Tuesday, November 17, 2009

In defense of the devil himself

Last night's Colts-Patriots football game had it all: a good football game, a Patriots loss, a Peyton Manning win and the meeting of football and statistics. If you haven't heard about it yet, up 34-28 at their own 28 with two minutes left, the Patriots went for it and failed. The Colts promptly scored in four slow plays that took left 13 seconds on the clock, winning 35-34.

Most people on TV, including the announcers, roundly bashed Bill Belichick for the call, but was it really that bad? This New York Times blog argues that going for it on fourth down gave the Patriots a marginally higher chance of winning. Most conventionalists argue that the Patriots should have punted because it's what teams do. The conversion, however, would have ensured victory. A failed conversion, which is not as likely because the Patriots averaged close to 7 yards on every play, still left the Colts with 30 yards to go.

A punt offered none of the chances of ensuring victory, but offered the same problem as a failed conversion, that of stopping the Colts. I think Burke's numbers at the New York Times blog are off because they really prove that if the Patriots had about 100 chances to run that play, they would have won 56 times. Belichick is paid, however, for situational judgment. The probability of winning by going for it on fourth down last night has to do with the players involved on both teams and how they match up against each other.

Peter King at Sports Illustrated, who I enjoy reading even though he usually abstains from the sort of higher-level thinking that shows going for it on foruth down is usually a good idea, had a better analysis, which shows why turning sports over to statheads isn't a good idea.

Let's place the odds of Brady getting two yards at 60, 65 percent. The odds of Manning going 72 yards to score a touchdown in less than two minutes ... that's maybe 35 percent.
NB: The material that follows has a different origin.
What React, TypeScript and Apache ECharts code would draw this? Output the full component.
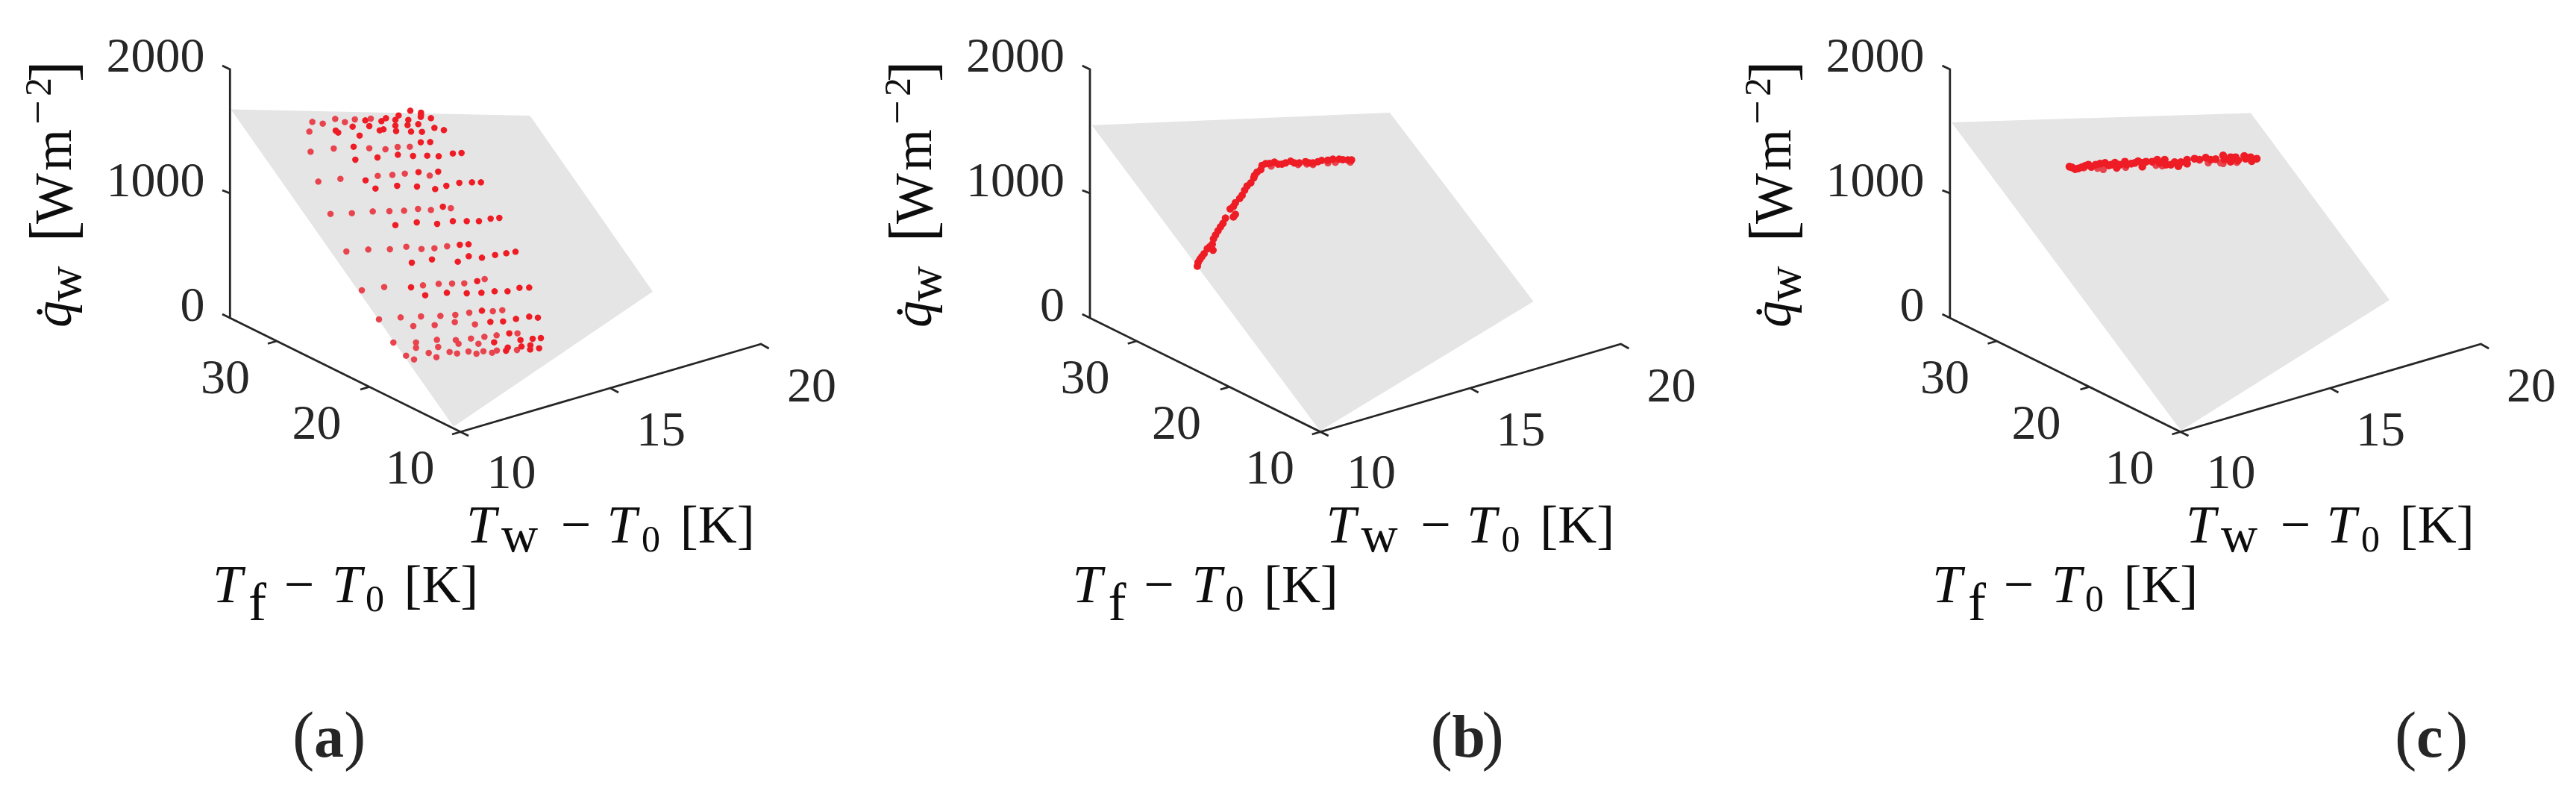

You might say Manning's chance of taking his team 72 yards are better than 35 percent. Not sure I would. On his previous seven possessions, covering about 30 minutes of game time, Manning had done the following:

· Six plays, 79 yards, touchdown.

· One play, zero yards, interception.

· Five plays, 79 yards, touchdown.

· Six plays, 16 yards, punt.

· Four plays, 24 yards, interception.

· Five plays, 16 yards, punt.

· Three plays, no yards, punt.

Three punts, two interceptions, two touchdowns. Now, maybe Belichick thought his defense was tired. Maybe he feared Manning. Maybe he trusted Brady. Whatever, the faulty logic here is that Manning was a sure thing to ram it down the Patriots' throats. Yes, he'd just done that, but on the series previous to that one he'd thrown a interception, his second of the night. So if the theory was Manning was going to score for sure, I don't buy it.

It's still hard to argue with Burke's numbers. There was a 60 percent chance that going for it would have won the game, and a 50 percent chance that a failure would not have resulted in a touchdown.
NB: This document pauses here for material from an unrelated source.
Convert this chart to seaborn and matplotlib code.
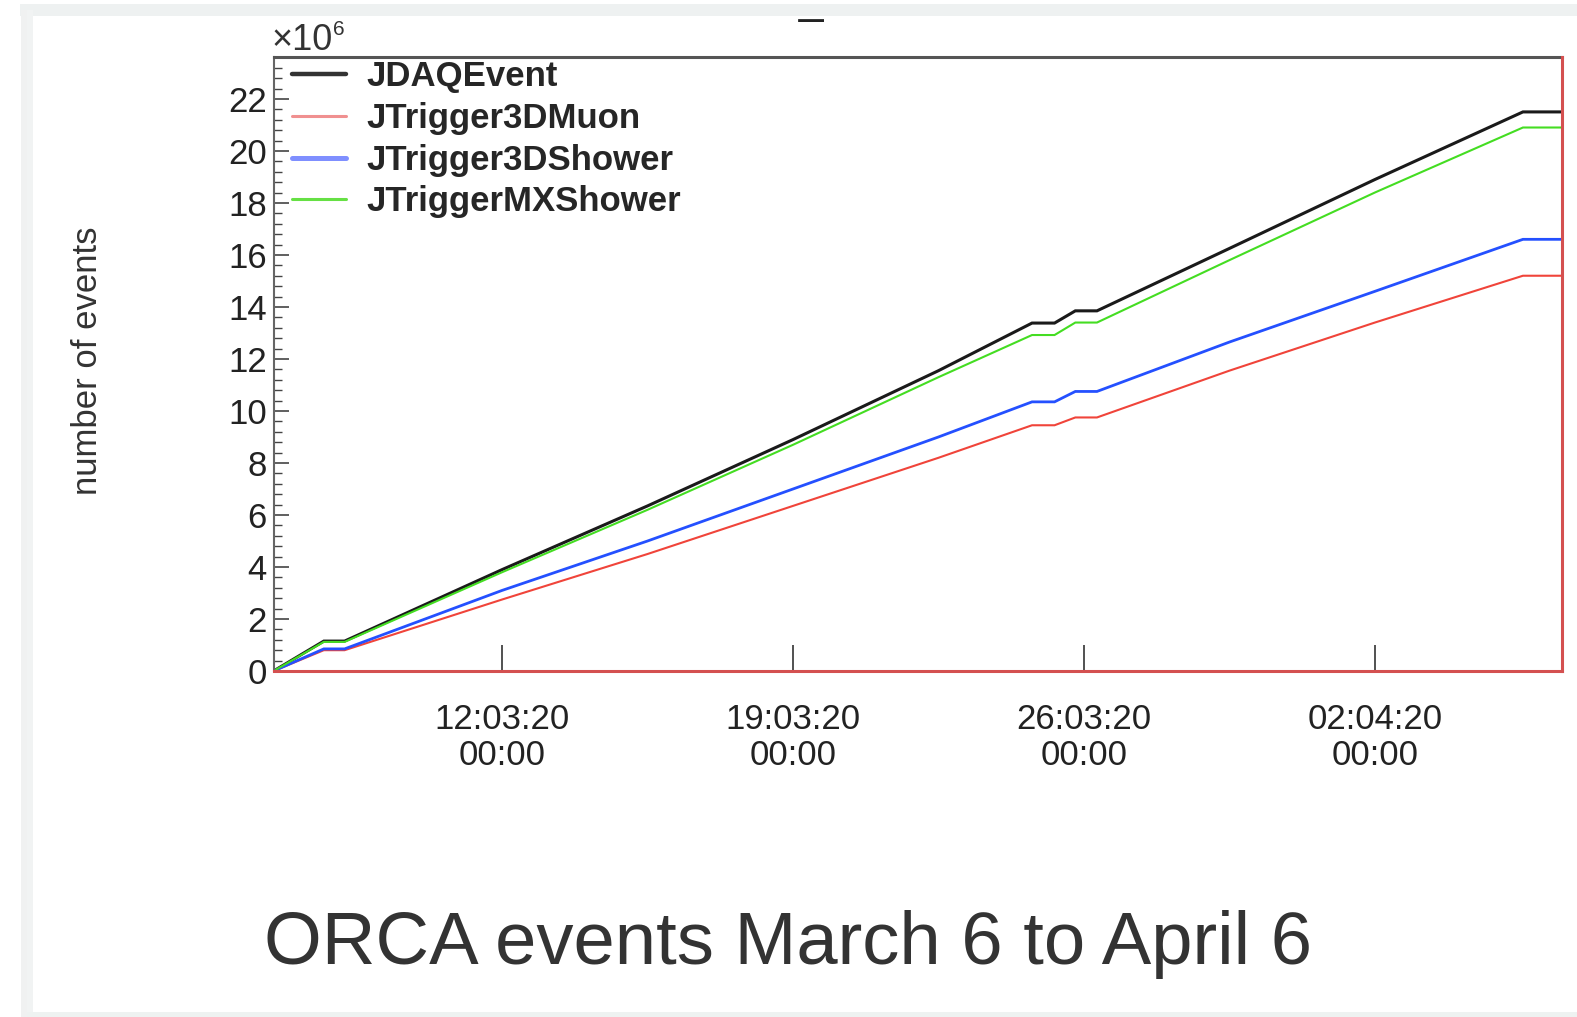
#!/usr/bin/env python3
"""ORCA cumulative event counts, 6 March to 6 April 2020 (ROOT-style plot in a screenshot card)."""

import seaborn as sns
import pandas as pd
import matplotlib.pyplot as plt
import matplotlib.dates as mdates
from matplotlib.patches import Rectangle
from matplotlib.ticker import MultipleLocator

# DATA (number of events, in units of 10^6)
times = ["2020-03-06 12:00", "2020-03-07 17:00", "2020-03-08 05:00", "2020-03-12 00:00",
         "2020-03-15 12:00", "2020-03-19 00:00", "2020-03-22 12:00", "2020-03-24 18:00",
         "2020-03-25 07:00", "2020-03-25 19:00", "2020-03-26 07:30", "2020-03-29 12:00",
         "2020-04-02 00:00", "2020-04-05 13:30", "2020-04-06 12:00"]
jdaq_event = [0, 1.15, 1.15, 3.9, 6.35, 8.9, 11.55, 13.38, 13.38, 13.85, 13.85, 16.25, 18.9, 21.5, 21.5]
trig_3d_muon = [0, 0.8, 0.8, 2.75, 4.5, 6.35, 8.2, 9.45, 9.45, 9.75, 9.75, 11.55, 13.4, 15.2, 15.2]
trig_3d_shower = [0, 0.85, 0.85, 3.1, 5.0, 7.0, 9.0, 10.35, 10.35, 10.75, 10.75, 12.65, 14.6, 16.6, 16.6]
trig_mx_shower = [0, 1.12, 1.12, 3.8, 6.2, 8.7, 11.3, 12.92, 12.92, 13.4, 13.4, 15.8, 18.4, 20.9, 20.9]

series_names = ["JDAQEvent", "JTrigger3DMuon", "JTrigger3DShower", "JTriggerMXShower"]
x_ticks = ["2020-03-12", "2020-03-19", "2020-03-26", "2020-04-02"]

# colours / widths per series
colors = {"JDAQEvent": "#1a1a1a", "JTrigger3DMuon": "#f0443a",
          "JTrigger3DShower": "#2450ff", "JTriggerMXShower": "#44dd22"}
widths = {"JDAQEvent": 2.2, "JTrigger3DMuon": 1.5, "JTrigger3DShower": 2.0, "JTriggerMXShower": 1.5}
legend_colors = {"JDAQEvent": "#333333", "JTrigger3DMuon": "#f09090",
                 "JTrigger3DShower": "#7f8fff", "JTriggerMXShower": "#66e044"}
legend_widths = {"JDAQEvent": 3.2, "JTrigger3DMuon": 2.2, "JTrigger3DShower": 3.6, "JTriggerMXShower": 2.2}

# long table for seaborn
frames = []
for name, vals in zip(series_names, [jdaq_event, trig_3d_muon, trig_3d_shower, trig_mx_shower]):
    frames.append(pd.DataFrame({"time": pd.to_datetime(times), "events": vals, "series": name}))
df = pd.concat(frames, ignore_index=True)

# THEME
sns.set_theme(style="ticks")
plt.rcParams["font.family"] = ["Liberation Sans", "DejaVu Sans"]

W, H = 1577, 1017
fig = plt.figure(figsize=(W / 100, H / 100), dpi=100)
fig.patch.set_facecolor("white")


def fx(px):
    return px / W


def fy(py):
    return 1 - py / H


ax = fig.add_axes([fx(273.6), fy(671), fx(1561.9) - fx(273.6), fy(57.3) - fy(671)])

sns.lineplot(data=df, x="time", y="events", hue="series", hue_order=series_names,
             palette=colors, estimator=None, ax=ax, legend=True)
for line, name in zip(ax.lines, series_names):
    line.set_linewidth(widths[name])
    line.set_solid_joinstyle("miter")

ax.set_xlim(pd.Timestamp("2020-03-06 12:00"), pd.Timestamp("2020-04-06 12:00"))
ax.set_ylim(0, 23.6)
ax.set_xlabel("")
ax.set_ylabel("")

# axes ticks
ax.set_xticks(pd.to_datetime(x_ticks))
ax.xaxis.set_major_formatter(mdates.DateFormatter("%d:%m:%y\n%H:%M"))
ax.yaxis.set_major_locator(MultipleLocator(2))
ax.yaxis.set_minor_locator(MultipleLocator(0.4))
ax.tick_params(axis="x", direction="in", length=19, width=1.2, color="#333333",
               labelsize=25, labelcolor="#222222", pad=23)
ax.tick_params(axis="y", which="major", direction="in", length=11, width=1.2, color="#444444",
               labelsize=25, labelcolor="#222222", pad=5)
ax.tick_params(axis="y", which="minor", direction="in", length=6, width=1.0, color="#444444")
for lab in ax.get_xticklabels():
    lab.set_linespacing(1.12)

# frame
ax.spines["top"].set_color("#555555")
ax.spines["top"].set_linewidth(2.2)
ax.spines["left"].set_color("#666666")
ax.spines["left"].set_linewidth(1.5)
for side in ["bottom", "right"]:
    ax.spines[side].set_color("#d45050")
    ax.spines[side].set_linewidth(2.2)
    ax.spines[side].set_zorder(5)

# legend
handles, labels = ax.get_legend_handles_labels()
for h, lab in zip(handles, labels):
    h.set_color(legend_colors[lab])
    h.set_linewidth(legend_widths[lab])
ax.legend(handles, labels, loc="upper left", bbox_to_anchor=(0.0143, 0.995), frameon=False,
          borderpad=0, borderaxespad=0, handlelength=1.55, handletextpad=0.6, labelspacing=0.25,
          prop={"size": 25, "weight": "bold"})

# texts around the axes
fig.text(fx(272), fy(50), "\u00d710", fontsize=26, color="#333333", ha="left", va="baseline")
fig.text(fx(333), fy(35), "6", fontsize=15, color="#333333", ha="left", va="baseline")
fig.text(fx(87.5), fy(361), "number of events", rotation=90, fontsize=25, color="#333333",
         ha="center", va="center")
fig.text(fx(264.5), fy(963.6), "ORCA events March 6 to April 6", fontsize=53.5, color="#333333",
         ha="left", va="baseline")

# plot title, cut off by the top edge of the screenshot card
fig.text(fx(775), fy(12.5), "h_events", fontsize=32, color="#222222", ha="left", va="baseline", zorder=1)

# screenshot card border
fig.patches.append(Rectangle((0, fy(10)), 1, 1 - fy(10), transform=fig.transFigure,
                             facecolor="white", edgecolor="none", zorder=20))
fig.patches.append(Rectangle((fx(20), fy(16)), 1, fy(4) - fy(16), transform=fig.transFigure,
                             facecolor="#eef1f1", edgecolor="none", zorder=21))
fig.patches.append(Rectangle((fx(21), 0), fx(6), fy(10), transform=fig.transFigure,
                             facecolor="#f0f1f1", edgecolor="none", zorder=21))
fig.patches.append(Rectangle((fx(27), 0), fx(6), fy(10), transform=fig.transFigure,
                             facecolor="#f1f3f3", edgecolor="none", zorder=21))
fig.patches.append(Rectangle((fx(27), 0), 1, fy(1012), transform=fig.transFigure,
                             facecolor="#eef2f1", edgecolor="none", zorder=21))

fig.savefig("out.png", dpi=100, facecolor="white")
(0.60 * 1) + (0.40 * (1-0.53)) = 0.79 WP (WP stands for win probability)

Personally, I'd give Manning an 80 percent chance of scoring from the Patriots' 30. That gives us:

(0.60 * 1) + (0.40 * (1-0.80)) = 0.68

The Colts had a 30-35% chance of scoring from their own 30, so a punt has a 65-70% chance of leading to victory, making it roughly the same as going for it and failing even if you believe that the Colts had an 80% of chance of scoring. The obvious point to be made is that there was a 60% of a certain victory by going for it, which is what Belichick was going for. I do have to admit that I don't understand the significance of a 2 or 10% increase in win probability, which I can't understand in football terms (eg is 2% like an 8-yard pass or a 28-yard pass?).
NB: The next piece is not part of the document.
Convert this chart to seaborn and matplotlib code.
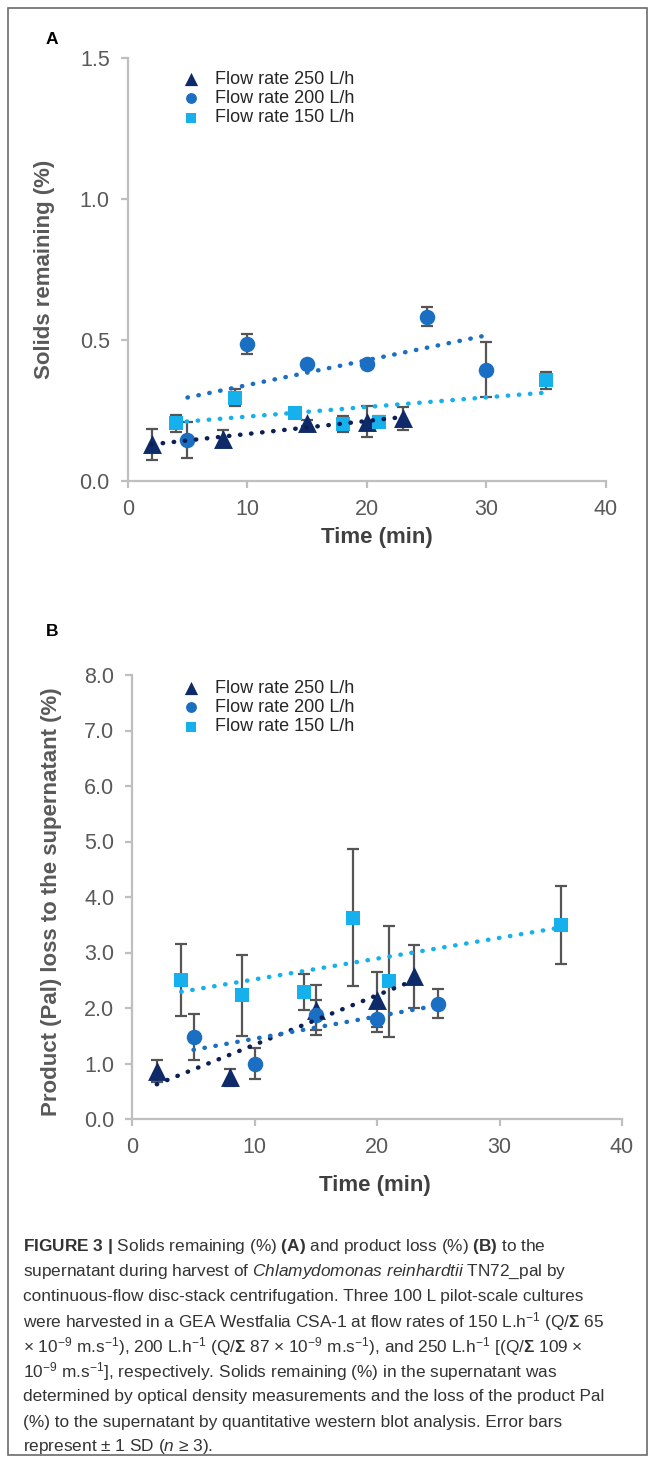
import numpy as np
import pandas as pd
import seaborn as sns
import matplotlib.pyplot as plt
from matplotlib.patches import Rectangle

# Set style
sns.set_theme(style="white")
plt.rcParams['font.family'] = ['Liberation Sans', 'DejaVu Sans']
plt.rcParams['mathtext.fontset'] = 'custom'
plt.rcParams['mathtext.rm'] = 'Liberation Sans'
plt.rcParams['mathtext.it'] = 'Liberation Sans:italic'
plt.rcParams['mathtext.bf'] = 'Liberation Sans:bold'

# Data
series_labels = ['Flow rate 250 L/h', 'Flow rate 200 L/h', 'Flow rate 150 L/h']

time_250 = [2, 8, 15, 20, 23]
time_200_a = [5, 10, 15, 20, 25, 30]
time_200_b = [5, 10, 15, 20, 25]
time_150 = [4, 9, 14, 18, 21, 35]

# Panel A - solids remaining (%)
solids_250 = [0.13, 0.15, 0.205, 0.21, 0.222]
solids_250_sd = [0.055, 0.03, 0.01, 0.055, 0.04]
solids_200 = [0.145, 0.485, 0.415, 0.415, 0.583, 0.395]
solids_200_sd = [0.065, 0.035, 0.01, 0.01, 0.035, 0.097]
solids_150 = [0.205, 0.295, 0.24, 0.202, 0.21, 0.358]
solids_150_sd = [0.03, 0.03, 0.01, 0.03, 0.02, 0.03]

# Panel B - product (Pal) loss (%)
loss_250 = [0.86, 0.75, 1.97, 2.15, 2.57]
loss_250_sd = [0.2, 0.15, 0.45, 0.5, 0.57]
loss_200 = [1.48, 1.0, 1.87, 1.81, 2.08]
loss_200_sd = [0.42, 0.28, 0.27, 0.25, 0.26]
loss_150 = [2.51, 2.23, 2.29, 3.63, 2.48, 3.49]
loss_150_sd = [0.65, 0.73, 0.33, 1.23, 1.0, 0.7]

x_ticks = [0, 10, 20, 30, 40]
a_yticks = [0.0, 0.5, 1.0, 1.5]
b_yticks = [0, 1, 2, 3, 4, 5, 6, 7, 8]

caption_lines = [
    r"$\mathbf{FIGURE\ 3\ |}$ Solids remaining (%) $\mathbf{(A)}$ and product loss (%) $\mathbf{(B)}$ to the",
    r"supernatant during harvest of $\mathit{Chlamydomonas\ reinhardtii}$ TN72_pal by",
    "continuous-flow disc-stack centrifugation. Three 100 L pilot-scale cultures",
    r"were harvested in a GEA Westfalia CSA-1 at flow rates of 150 L.h$^{-1}$ (Q/$\mathbf{\Sigma}$ 65",
    r"× 10$^{-9}$ m.s$^{-1}$), 200 L.h$^{-1}$ (Q/$\mathbf{\Sigma}$ 87 × 10$^{-9}$ m.s$^{-1}$), and 250 L.h$^{-1}$ [(Q/$\mathbf{\Sigma}$ 109 ×",
    r"10$^{-9}$ m.s$^{-1}$], respectively. Solids remaining (%) in the supernatant was",
    "determined by optical density measurements and the loss of the product Pal",
    "(%) to the supernatant by quantitative western blot analysis. Error bars",
    r"represent ± 1 SD ($\mathit{n}$ ≥ 3).",
]

# Styles
MARKERS = ['^', 'o', 's']
SIZES = [185, 125, 110]
COLORS = ['#0f2a68', '#1b6fc2', '#16b1ec']
TREND_COLORS = ['#0c1f55', '#1b6fc2', '#16b1ec']
AXIS_GREY = '#bfbfbf'
TEXT_GREY = '#595959'

W, H = 655, 1463
fig = plt.figure(figsize=(W / 100, H / 100), dpi=100)


def px_rect(left, top, right, bottom):
    return [left / W, 1 - bottom / H, (right - left) / W, (bottom - top) / H]


def draw_panel(ax, times, values, sds, ylim, yticks, yfmt, ylabel):
    for i in range(3):
        df = pd.DataFrame({'time': times[i], 'value': values[i], 'sd': sds[i]})
        ax.errorbar(df['time'], df['value'], yerr=df['sd'], fmt='none',
                    ecolor='#555555', elinewidth=1.6, capsize=4.5, capthick=1.6, zorder=2)
        sns.scatterplot(data=df, x='time', y='value', marker=MARKERS[i], s=SIZES[i],
                        color=COLORS[i], linewidth=0, label=series_labels[i], ax=ax, zorder=3)
    for i in range(3):
        df = pd.DataFrame({'time': times[i], 'value': values[i]})
        sns.regplot(data=df, x='time', y='value', scatter=False, ci=None, truncate=True,
                    color=TREND_COLORS[i], ax=ax,
                    line_kws=dict(ls=(0, (0.1, 2.4)), lw=3.2, dash_capstyle='round', zorder=4))

    ax.set_xlim(0, 40)
    ax.set_ylim(*ylim)
    ax.set_xticks(x_ticks)
    ax.set_yticks(yticks)
    ax.set_yticklabels([yfmt.format(v) for v in yticks])
    sns.despine(ax=ax)
    for side in ['left', 'bottom']:
        ax.spines[side].set_color(AXIS_GREY)
        ax.spines[side].set_linewidth(1.6)
    ax.tick_params(axis='both', direction='out', length=5, width=1.6, color=AXIS_GREY,
                   labelsize=15.5, labelcolor=TEXT_GREY, pad=8, left=True, bottom=True)
    ax.set_xlabel('Time (min)', fontsize=16, fontweight='bold', color='#404040')
    ax.set_ylabel(ylabel, fontsize=16, fontweight='bold', color=TEXT_GREY)


# Panel A
ax_a = fig.add_axes(px_rect(127.7, 58, 606, 481))
draw_panel(ax_a, [time_250, time_200_a, time_150],
           [solids_250, solids_200, solids_150],
           [solids_250_sd, solids_200_sd, solids_150_sd],
           (0, 1.5), a_yticks, '{:.1f}', 'Solids remaining (%)')
ax_a.xaxis.set_label_coords(0.52, -0.108)
ax_a.yaxis.set_label_coords(-0.153, 0.5)
ax_a.legend(loc='upper left', bbox_to_anchor=(184 / W, 1 - 71 / H), bbox_transform=fig.transFigure,
            frameon=False, fontsize=13, markerscale=0.7, handlelength=0.8, handletextpad=0.9,
            labelspacing=0.12, borderpad=0, borderaxespad=0, labelcolor='#262626')

# Panel B
ax_b = fig.add_axes(px_rect(132.3, 675, 622, 1119))
draw_panel(ax_b, [time_250, time_200_b, time_150],
           [loss_250, loss_200, loss_150],
           [loss_250_sd, loss_200_sd, loss_150_sd],
           (0, 8), b_yticks, '{:.1f}', 'Product (Pal) loss to the supernatant (%)')
ax_b.xaxis.set_label_coords(0.496, -0.125)
ax_b.yaxis.set_label_coords(-0.144, 0.49)
ax_b.legend(loc='upper left', bbox_to_anchor=(184 / W, 1 - 680 / H), bbox_transform=fig.transFigure,
            frameon=False, fontsize=13, markerscale=0.7, handlelength=0.8, handletextpad=0.9,
            labelspacing=0.12, borderpad=0, borderaxespad=0, labelcolor='#262626')

# Panel letters
fig.text(52 / W, 1 - 39 / H, 'A', fontsize=12.5, fontweight='bold', color='black', ha='center', va='center')
fig.text(52 / W, 1 - 632 / H, 'B', fontsize=12.5, fontweight='bold', color='black', ha='center', va='center')

# Caption
for i, line in enumerate(caption_lines):
    fig.text(23 / W, 1 - (1247 + 25 * i) / H, line, fontsize=12.4, color='#333333', ha='left', va='center')

# Outer frame
fig.patches.append(Rectangle((8 / W, 8 / H), 639 / W, 1447 / H, transform=fig.transFigure,
                             fill=False, edgecolor='#6b6b6b', linewidth=1.2))

fig.savefig('out.png', dpi=100)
When people say things like "you should make the Colts go the length of the field", the unexpressed idea is that you should be beaten by someone else, not yourself. If the odds are equal, which they more or less were, and Peyton Manning beats you, you can say that Peyton Manning beat you and not feel bad. If, given the same odds, you lose because of your own mistake, somehow it seems worse. This mentality of failure by distance probably explains why university students never try as hard as they could. If they did, they might find out that they're not very good. It's better for the minds of many to keep failures obscured by various outside factors and events.